- _Exercise_: Wherever a line holds the string "chart", copy that line.
------ Data shown ------
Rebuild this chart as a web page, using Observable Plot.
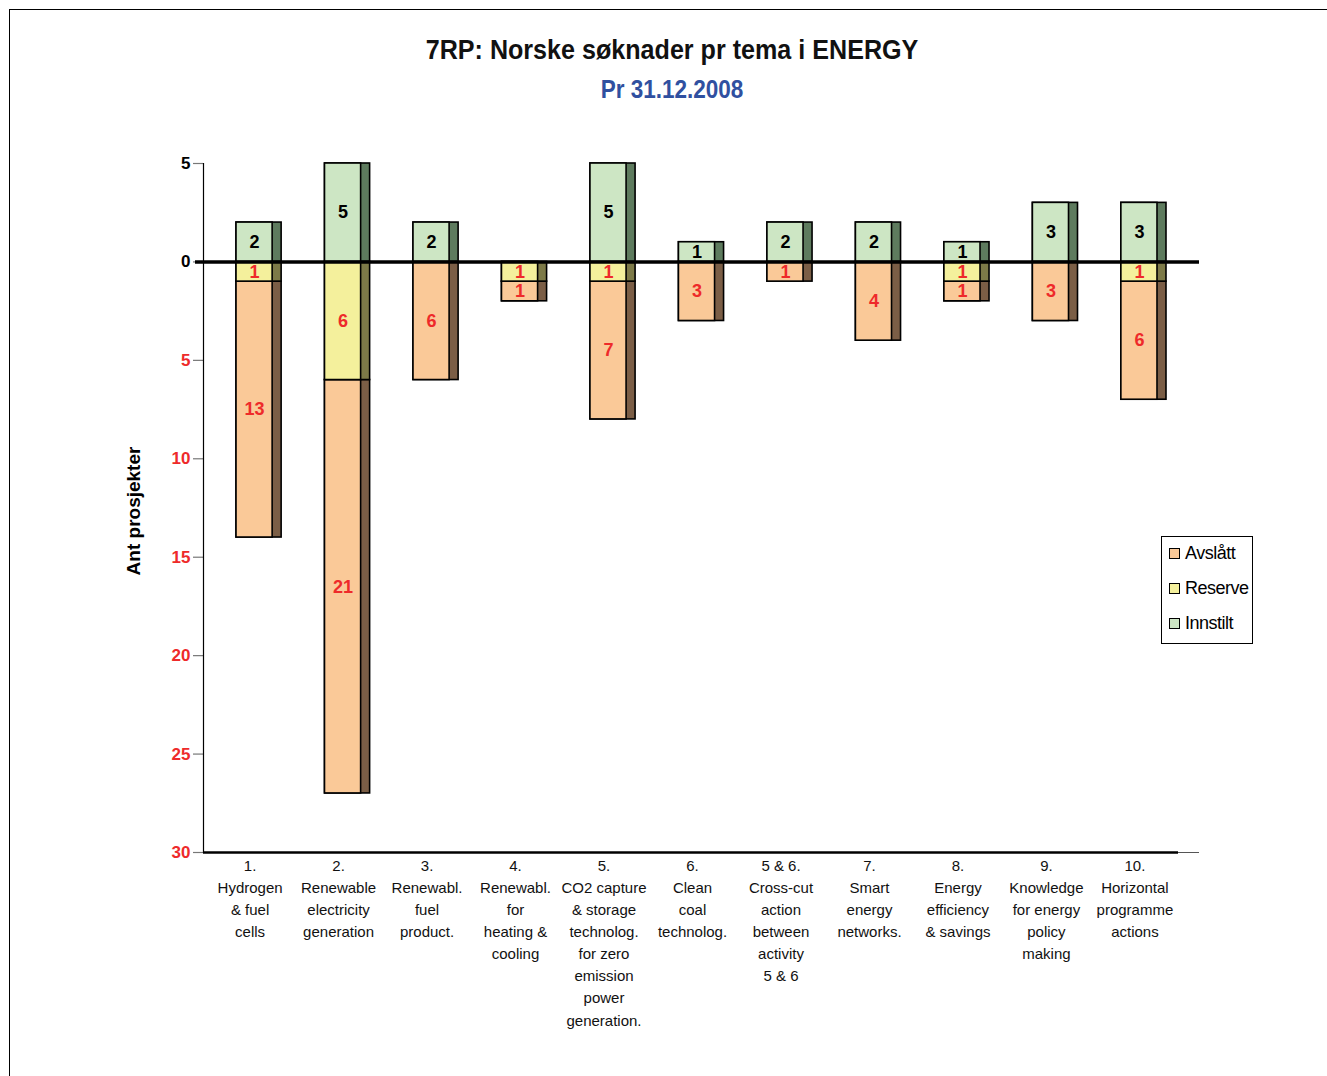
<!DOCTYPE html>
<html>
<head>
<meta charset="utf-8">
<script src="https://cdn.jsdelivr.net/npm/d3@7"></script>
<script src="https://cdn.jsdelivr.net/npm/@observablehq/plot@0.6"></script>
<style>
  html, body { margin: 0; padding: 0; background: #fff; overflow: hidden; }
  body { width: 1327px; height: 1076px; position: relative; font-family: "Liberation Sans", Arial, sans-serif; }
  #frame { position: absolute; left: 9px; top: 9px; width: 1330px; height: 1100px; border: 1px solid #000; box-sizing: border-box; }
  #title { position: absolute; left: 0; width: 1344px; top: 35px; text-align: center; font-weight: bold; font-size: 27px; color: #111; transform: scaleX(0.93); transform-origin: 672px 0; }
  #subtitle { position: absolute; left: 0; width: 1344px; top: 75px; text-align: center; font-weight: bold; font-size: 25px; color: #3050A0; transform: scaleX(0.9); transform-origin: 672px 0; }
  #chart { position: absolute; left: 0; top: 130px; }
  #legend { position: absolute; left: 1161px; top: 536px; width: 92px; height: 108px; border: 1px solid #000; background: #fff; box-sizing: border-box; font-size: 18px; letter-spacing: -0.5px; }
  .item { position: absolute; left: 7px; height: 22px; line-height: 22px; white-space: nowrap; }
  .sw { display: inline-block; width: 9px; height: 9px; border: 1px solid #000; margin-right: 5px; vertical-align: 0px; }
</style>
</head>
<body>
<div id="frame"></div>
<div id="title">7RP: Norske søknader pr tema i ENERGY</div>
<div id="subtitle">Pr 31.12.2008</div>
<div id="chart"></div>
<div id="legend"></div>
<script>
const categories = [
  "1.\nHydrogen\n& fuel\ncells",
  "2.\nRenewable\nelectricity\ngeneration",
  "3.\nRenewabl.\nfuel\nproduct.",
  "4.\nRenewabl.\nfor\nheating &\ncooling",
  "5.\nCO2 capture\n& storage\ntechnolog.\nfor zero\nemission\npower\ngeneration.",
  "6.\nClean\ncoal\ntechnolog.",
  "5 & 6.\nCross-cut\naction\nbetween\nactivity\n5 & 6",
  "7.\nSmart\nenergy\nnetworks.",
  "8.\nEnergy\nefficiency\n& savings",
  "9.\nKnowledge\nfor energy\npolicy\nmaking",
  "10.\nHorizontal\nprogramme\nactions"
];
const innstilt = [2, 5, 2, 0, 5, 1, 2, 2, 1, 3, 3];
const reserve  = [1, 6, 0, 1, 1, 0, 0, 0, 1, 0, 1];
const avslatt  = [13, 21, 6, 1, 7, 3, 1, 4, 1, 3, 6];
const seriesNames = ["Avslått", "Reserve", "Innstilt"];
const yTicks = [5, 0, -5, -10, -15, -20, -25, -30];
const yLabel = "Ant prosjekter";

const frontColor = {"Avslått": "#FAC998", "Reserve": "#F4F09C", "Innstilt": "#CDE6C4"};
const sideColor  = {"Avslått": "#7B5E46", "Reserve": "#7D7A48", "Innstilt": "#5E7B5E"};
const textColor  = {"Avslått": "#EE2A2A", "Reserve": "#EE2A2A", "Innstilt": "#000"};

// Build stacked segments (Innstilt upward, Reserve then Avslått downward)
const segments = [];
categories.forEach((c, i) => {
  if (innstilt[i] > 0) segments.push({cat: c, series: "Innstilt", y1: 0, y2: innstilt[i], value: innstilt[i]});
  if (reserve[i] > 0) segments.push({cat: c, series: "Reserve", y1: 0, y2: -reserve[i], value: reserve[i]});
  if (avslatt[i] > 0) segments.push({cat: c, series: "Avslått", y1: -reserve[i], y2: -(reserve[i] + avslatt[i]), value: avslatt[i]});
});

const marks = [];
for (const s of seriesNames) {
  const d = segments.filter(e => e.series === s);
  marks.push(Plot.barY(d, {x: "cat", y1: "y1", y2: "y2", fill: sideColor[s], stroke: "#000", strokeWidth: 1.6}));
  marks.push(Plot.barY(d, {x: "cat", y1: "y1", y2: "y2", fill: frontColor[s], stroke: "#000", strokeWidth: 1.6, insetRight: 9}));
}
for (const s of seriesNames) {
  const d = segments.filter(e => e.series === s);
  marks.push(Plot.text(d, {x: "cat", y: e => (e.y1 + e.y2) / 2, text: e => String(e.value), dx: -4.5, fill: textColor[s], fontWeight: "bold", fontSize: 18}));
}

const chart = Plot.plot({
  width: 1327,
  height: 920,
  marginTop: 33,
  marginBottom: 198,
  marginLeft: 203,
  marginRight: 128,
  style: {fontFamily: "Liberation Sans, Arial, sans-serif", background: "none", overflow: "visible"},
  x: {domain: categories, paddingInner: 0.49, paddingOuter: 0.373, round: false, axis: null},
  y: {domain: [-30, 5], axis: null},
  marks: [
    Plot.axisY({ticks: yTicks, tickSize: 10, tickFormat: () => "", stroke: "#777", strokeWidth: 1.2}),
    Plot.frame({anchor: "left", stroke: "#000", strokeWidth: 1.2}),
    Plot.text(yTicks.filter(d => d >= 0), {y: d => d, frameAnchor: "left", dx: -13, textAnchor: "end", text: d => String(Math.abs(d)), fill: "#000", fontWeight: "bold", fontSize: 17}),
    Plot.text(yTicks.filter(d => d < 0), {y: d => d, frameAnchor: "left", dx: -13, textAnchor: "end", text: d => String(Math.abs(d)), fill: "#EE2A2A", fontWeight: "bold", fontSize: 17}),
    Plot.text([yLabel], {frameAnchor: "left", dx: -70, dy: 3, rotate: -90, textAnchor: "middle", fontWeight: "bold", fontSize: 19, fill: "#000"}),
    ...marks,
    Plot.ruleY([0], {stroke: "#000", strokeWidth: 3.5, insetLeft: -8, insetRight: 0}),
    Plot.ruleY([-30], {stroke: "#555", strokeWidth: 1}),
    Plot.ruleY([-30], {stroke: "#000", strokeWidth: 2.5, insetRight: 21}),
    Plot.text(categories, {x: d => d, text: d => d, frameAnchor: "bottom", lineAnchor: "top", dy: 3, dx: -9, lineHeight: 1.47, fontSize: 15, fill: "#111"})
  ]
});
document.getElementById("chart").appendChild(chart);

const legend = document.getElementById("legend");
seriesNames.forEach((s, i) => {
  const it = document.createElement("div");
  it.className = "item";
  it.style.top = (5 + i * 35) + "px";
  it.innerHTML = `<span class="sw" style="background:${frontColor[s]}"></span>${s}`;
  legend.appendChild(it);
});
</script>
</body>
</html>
------
- _Solution to the exercise_:
Rebuild this chart as a web page, using Observable Plot.
  #chart { position: absolute; left: 0; top: 130px; }
<div id="chart"></div>
const chart = Plot.plot({
document.getElementById("chart").appendChild(chart);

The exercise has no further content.